A joint labor union communique called the verdict "scandalous," and the influential Paris newspaper Le Monde described it as "a trial for nothing, climaxing a war for nothing." In Algeria, the Moslem F.L.N. was enraged, and asserted that in the light of the verdict S.A.O. gunmen will conclude that they have nothing to fear from French justice. Apparently just as furious, De Gaulle met with his Cabinet. Algerian Affairs Minister Louis Joxe saw the verdict as a "blow at the morale of the forces of order, particularly the gendarmerie," which has done most of the fighting against the S.A.O. De Gaulle cried angrily: "There's no more state. There's no more democracy. It can't go on like this!" He bitterly contrasted his popular support among the mass of Frenchmen with the "resistance" on the part of the army and the judiciary.

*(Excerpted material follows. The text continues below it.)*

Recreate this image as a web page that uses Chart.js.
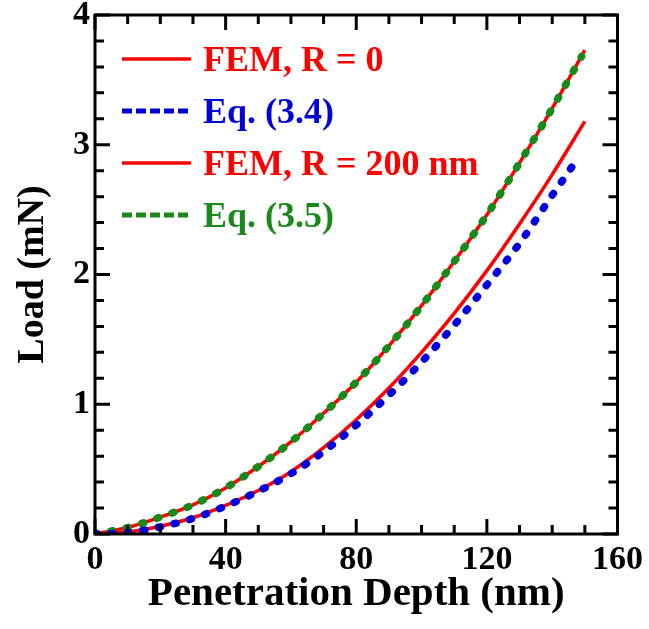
<!DOCTYPE html>
<html>
<head>
<meta charset="utf-8">
<script src="https://cdn.jsdelivr.net/npm/chart.js@4.4.1/dist/chart.umd.min.js"></script>
<style>
  body { margin: 0; background: #fff; }
</style>
</head>
<body>
<canvas id="loadChart" width="649" height="629"></canvas>

<script>
  // values
  const depthFEM = [0, 10, 20, 30, 40, 50, 60, 70, 80, 90, 100, 110, 120, 130, 140, 150];
  const loadFEM0 = [0, 0.05, 0.13, 0.225, 0.355, 0.52, 0.71, 0.93, 1.17, 1.45, 1.76, 2.10, 2.46, 2.86, 3.28, 3.73];
  const loadFEM200 = [0, 0.015, 0.06, 0.125, 0.22, 0.335, 0.48, 0.665, 0.88, 1.125, 1.40, 1.70, 2.03, 2.39, 2.77, 3.18];
  const depthEq34 = [0, 10, 20, 30, 40, 50, 60, 70, 80, 90, 100, 110, 120, 130, 140, 148];
  const loadEq34 = [0, 0.01, 0.055, 0.12, 0.215, 0.33, 0.465, 0.635, 0.84, 1.07, 1.325, 1.61, 1.92, 2.24, 2.61, 2.90];
  const depthEq35 = [0, 10, 20, 30, 40, 50, 60, 70, 80, 90, 100, 110, 120, 130, 140, 149];
  const loadEq35 = [0, 0.05, 0.13, 0.225, 0.355, 0.52, 0.71, 0.93, 1.17, 1.45, 1.76, 2.10, 2.46, 2.86, 3.28, 3.68];

  const seriesNames = ['FEM, R = 0', 'Eq. (3.4)', 'FEM, R = 200 nm', 'Eq. (3.5)'];
  const xTicks = [0, 40, 80, 120, 160];
  const yTicks = [0, 1, 2, 3, 4];

  const RED = '#ff0000';
  const BLUE = '#0000dd';
  const GREEN = '#198a19';
  const FONT = "'Liberation Serif', 'Times New Roman', serif";

  function pts(xs, ys) {
    return xs.map((x, i) => ({ x: x, y: ys[i] }));
  }

  const solid = { borderWidth: 3.5, pointRadius: 0, cubicInterpolationMode: 'monotone', order: 2 };
  const dotted = { borderWidth: 7.5, borderDash: [2, 14], borderCapStyle: 'round', pointRadius: 0, cubicInterpolationMode: 'monotone', order: 1 };

  // legend drawn inside the plot, solid line or dashes + coloured text
  const insideLegend = {
    id: 'insideLegend',
    afterDraw(chart) {
      const { ctx, chartArea: a } = chart;
      ctx.save();
      ctx.font = 'bold 36px ' + FONT;
      ctx.textBaseline = 'alphabetic';
      chart.data.datasets.forEach((ds, i) => {
        const base = a.top + 56 + i * 52;
        const ly = base - 12;
        ctx.strokeStyle = ds.borderColor;
        if (ds.borderDash) {
          ctx.lineWidth = 5;
          ctx.setLineDash([10, 4]);
        } else {
          ctx.lineWidth = 3.5;
          ctx.setLineDash([]);
        }
        ctx.beginPath();
        ctx.moveTo(a.left + 27, ly);
        ctx.lineTo(a.left + 96, ly);
        ctx.stroke();
        ctx.fillStyle = ds.borderColor;
        ctx.fillText(ds.label, a.left + 108, base);
      });
      ctx.restore();
    }
  };

  // box round the plot with inward ticks on all four sides
  const frame = {
    id: 'frame',
    afterDatasetsDraw(chart) {
      const { ctx, chartArea: a, scales: { x, y } } = chart;
      ctx.save();
      ctx.strokeStyle = '#000';
      ctx.lineWidth = 3;
      ctx.setLineDash([]);
      ctx.strokeRect(a.left, a.top, a.right - a.left, a.bottom - a.top);
      ctx.beginPath();
      for (let v = 0; v <= 160; v += 10) {
        const len = v % 40 === 0 ? 15 : 9;
        const px = x.getPixelForValue(v);
        ctx.moveTo(px, a.bottom); ctx.lineTo(px, a.bottom - len);
        ctx.moveTo(px, a.top); ctx.lineTo(px, a.top + len);
      }
      for (let k = 0; k <= 20; k++) {
        const len = k % 5 === 0 ? 15 : 9;
        const py = y.getPixelForValue(k / 5);
        ctx.moveTo(a.left, py); ctx.lineTo(a.left + len, py);
        ctx.moveTo(a.right, py); ctx.lineTo(a.right - len, py);
      }
      ctx.stroke();
      ctx.restore();
    }
  };

  const ctx = document.getElementById('loadChart');
  const myChart = new Chart(ctx, {
    type: 'line',
    data: {
      datasets: [
        Object.assign({ label: seriesNames[0], data: pts(depthFEM, loadFEM0), borderColor: RED }, solid),
        Object.assign({ label: seriesNames[1], data: pts(depthEq34, loadEq34), borderColor: BLUE }, dotted),
        Object.assign({ label: seriesNames[2], data: pts(depthFEM, loadFEM200), borderColor: RED }, solid),
        Object.assign({ label: seriesNames[3], data: pts(depthEq35, loadEq35), borderColor: GREEN }, dotted)
      ]
    },
    options: {
      responsive: false,
      animation: false,
      devicePixelRatio: 1,
      layout: { padding: { top: 15, right: 30, bottom: 0, left: 0 } },
      plugins: {
        legend: { display: false },
        tooltip: { enabled: false }
      },
      scales: {
        x: {
          type: 'linear',
          min: 0,
          max: 160,
          grid: { display: false, drawTicks: false },
          border: { display: false },
          ticks: { color: '#000', padding: 6, font: { family: FONT, size: 34, weight: 'bold' } },
          afterBuildTicks: s => { s.ticks = xTicks.map(v => ({ value: v })); },
          afterFit: s => { s.height = 95; },
          title: {
            display: true,
            text: 'Penetration Depth (nm)',
            color: '#000',
            padding: { top: 0, bottom: 10 },
            font: { family: FONT, size: 41, weight: 'bold' }
          }
        },
        y: {
          type: 'linear',
          min: 0,
          max: 4,
          grid: { display: false, drawTicks: false },
          border: { display: false },
          ticks: { color: '#000', padding: 5, font: { family: FONT, size: 34, weight: 'bold' } },
          afterBuildTicks: s => { s.ticks = yTicks.map(v => ({ value: v })); },
          afterFit: s => { s.width = 95; s.paddingTop = 0; s.paddingBottom = 0; },
          title: {
            display: true,
            text: 'Load (mN)',
            color: '#000',
            padding: { top: 10, bottom: 0 },
            font: { family: FONT, size: 38, weight: 'bold' }
          }
        }
      }
    },
    plugins: [frame, insideLegend]
  });
</script>
</body>
</html>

Unpursued Lead. Despite De Gaulle's indignation, Paris was alive with the rumor that a deal had been made in which Salan's silence was the price of clemency. The weekly Canard Enchainé hinted at such a bargain in an issue published 18 hours before the verdict was handed down. In his statement to the court, Salan made the flat charge that in May 1958, when he was military commander in Algeria and led the army's pro-De Gaulle revolt against the Fourth Republic, he was also prepared to conduct a military operation against the French mainland and Paris on orders of De Gaulle himself. For some reason, Salan's lawyers failed to pursue this lead.
What Salan's chief attorney, showboating, right-wing Jean-Louis Tixier-Vignancour, did try to prove in court was that his client was continuously duped by De Gaulle. He produced in court a previously unpublished letter, dated Oct. 24, 1958, in which De Gaulle flatly promised Salan that his government would never deal politically with the Algerian F.L.N. Yet fully two months before the letter was written, Tixier-Vignancour cried sarcastically, De Gaulle's agent and present Premier, Georges Pompidou, "had already made contact" with the F.L.N. on political questions and had reported to De Gaulle that "the result was encouraging." Tixier-Vignancour made another persuasive point: that an amnesty movement was being organized in the National Assembly proposing forgiveness of all S.A.O.
crimes committed up to April 22, 1962.